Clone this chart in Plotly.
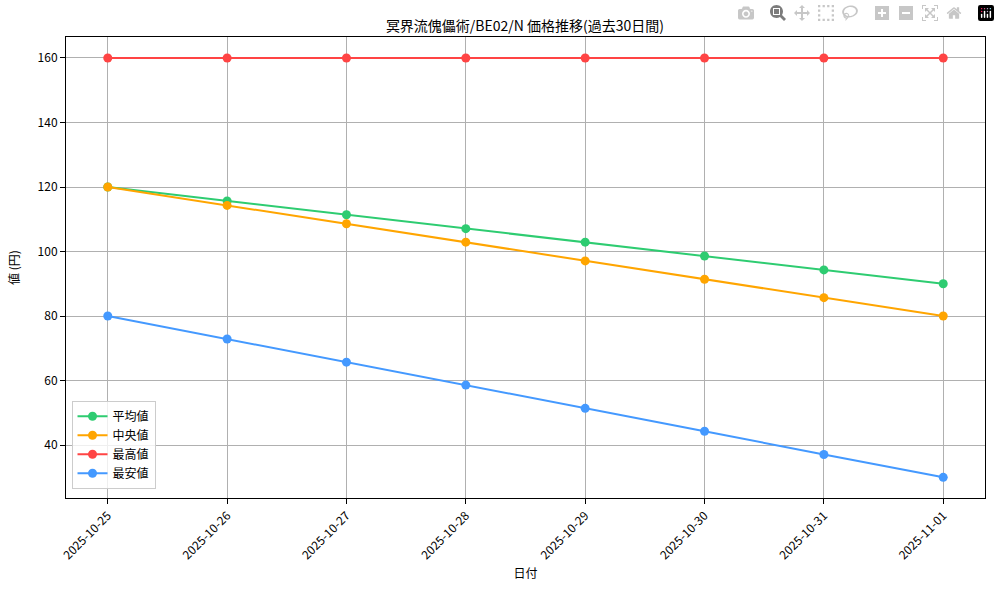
import plotly.graph_objects as go

dates = ["2025-10-25","2025-10-26","2025-10-27","2025-10-28","2025-10-29","2025-10-30","2025-10-31","2025-11-01"]
mean_v = [120, 115.7, 111.4, 107.1, 102.9, 98.6, 94.3, 90]
median_v = [120, 114.3, 108.6, 102.9, 97.1, 91.4, 85.7, 80]
max_v = [160]*8
min_v = [80, 72.9, 65.7, 58.6, 51.4, 44.3, 37.1, 30]

series = [("平均値", mean_v, "#2ecc71"), ("中央値", median_v, "#ffa500"),
          ("最高値", max_v, "#ff4444"), ("最安値", min_v, "#4499ff")]

fig = go.Figure()
for name, vals, col in series:
    fig.add_trace(go.Scatter(x=dates, y=vals, name=name, mode="lines+markers",
                             line=dict(color=col, width=2), marker=dict(size=9, color=col)))

ax = dict(showline=True, linecolor="black", mirror=True, showgrid=True, gridcolor="#b0b0b0",
          ticks="outside", tickcolor="black", zeroline=False, automargin=False)
fig.update_layout(
    width=1000, height=600, plot_bgcolor="white", paper_bgcolor="white",
    font=dict(family="Noto Sans CJK JP", size=12, color="black"),
    title=dict(text="冥界流傀儡術/BE02/N 価格推移(過去30日間)", x=0.525, xanchor="center", y=0.965, font=dict(size=14)),
    margin=dict(l=66, r=15, t=37, b=102),
    xaxis=dict(**ax, type="category", tickangle=-45, title=dict(text="日付", standoff=8, font=dict(size=12)), range=[-0.35, 7.35]),
    yaxis=dict(**ax, title=dict(text="値 (円)", font=dict(size=12)), range=[23.6, 166.5], dtick=20),
    legend=dict(x=0.006, y=0.02, xanchor="left", yanchor="bottom", bordercolor="#cccccc",
                borderwidth=1, bgcolor="rgba(255,255,255,0.8)"),
)
fig.write_html("out.html")
with open("out.html", encoding="utf-8") as f:
    html = f.read()
html = html.replace("<head>", "<head><style>html,body{margin:0;padding:0;}</style>", 1)
with open("out.html", "w", encoding="utf-8") as f:
    f.write(html)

---

Copy the material above in full and exactly, skipping pictures.

Clone this chart in Plotly.
import plotly.graph_objects as go

dates = ["2025-10-25","2025-10-26","2025-10-27","2025-10-28","2025-10-29","2025-10-30","2025-10-31","2025-11-01"]
mean_v = [120, 115.7, 111.4, 107.1, 102.9, 98.6, 94.3, 90]
median_v = [120, 114.3, 108.6, 102.9, 97.1, 91.4, 85.7, 80]
max_v = [160]*8
min_v = [80, 72.9, 65.7, 58.6, 51.4, 44.3, 37.1, 30]

series = [("平均値", mean_v, "#2ecc71"), ("中央値", median_v, "#ffa500"),
          ("最高値", max_v, "#ff4444"), ("最安値", min_v, "#4499ff")]

fig = go.Figure()
for name, vals, col in series:
    fig.add_trace(go.Scatter(x=dates, y=vals, name=name, mode="lines+markers",
                             line=dict(color=col, width=2), marker=dict(size=9, color=col)))

ax = dict(showline=True, linecolor="black", mirror=True, showgrid=True, gridcolor="#b0b0b0",
          ticks="outside", tickcolor="black", zeroline=False, automargin=False)
fig.update_layout(
    width=1000, height=600, plot_bgcolor="white", paper_bgcolor="white",
    font=dict(family="Noto Sans CJK JP", size=12, color="black"),
    title=dict(text="冥界流傀儡術/BE02/N 価格推移(過去30日間)", x=0.525, xanchor="center", y=0.965, font=dict(size=14)),
    margin=dict(l=66, r=15, t=37, b=102),
    xaxis=dict(**ax, type="category", tickangle=-45, title=dict(text="日付", standoff=8, font=dict(size=12)), range=[-0.35, 7.35]),
    yaxis=dict(**ax, title=dict(text="値 (円)", font=dict(size=12)), range=[23.6, 166.5], dtick=20),
    legend=dict(x=0.006, y=0.02, xanchor="left", yanchor="bottom", bordercolor="#cccccc",
                borderwidth=1, bgcolor="rgba(255,255,255,0.8)"),
)
fig.write_html("out.html")
with open("out.html", encoding="utf-8") as f:
    html = f.read()
html = html.replace("<head>", "<head><style>html,body{margin:0;padding:0;}</style>", 1)
with open("out.html", "w", encoding="utf-8") as f:
    f.write(html)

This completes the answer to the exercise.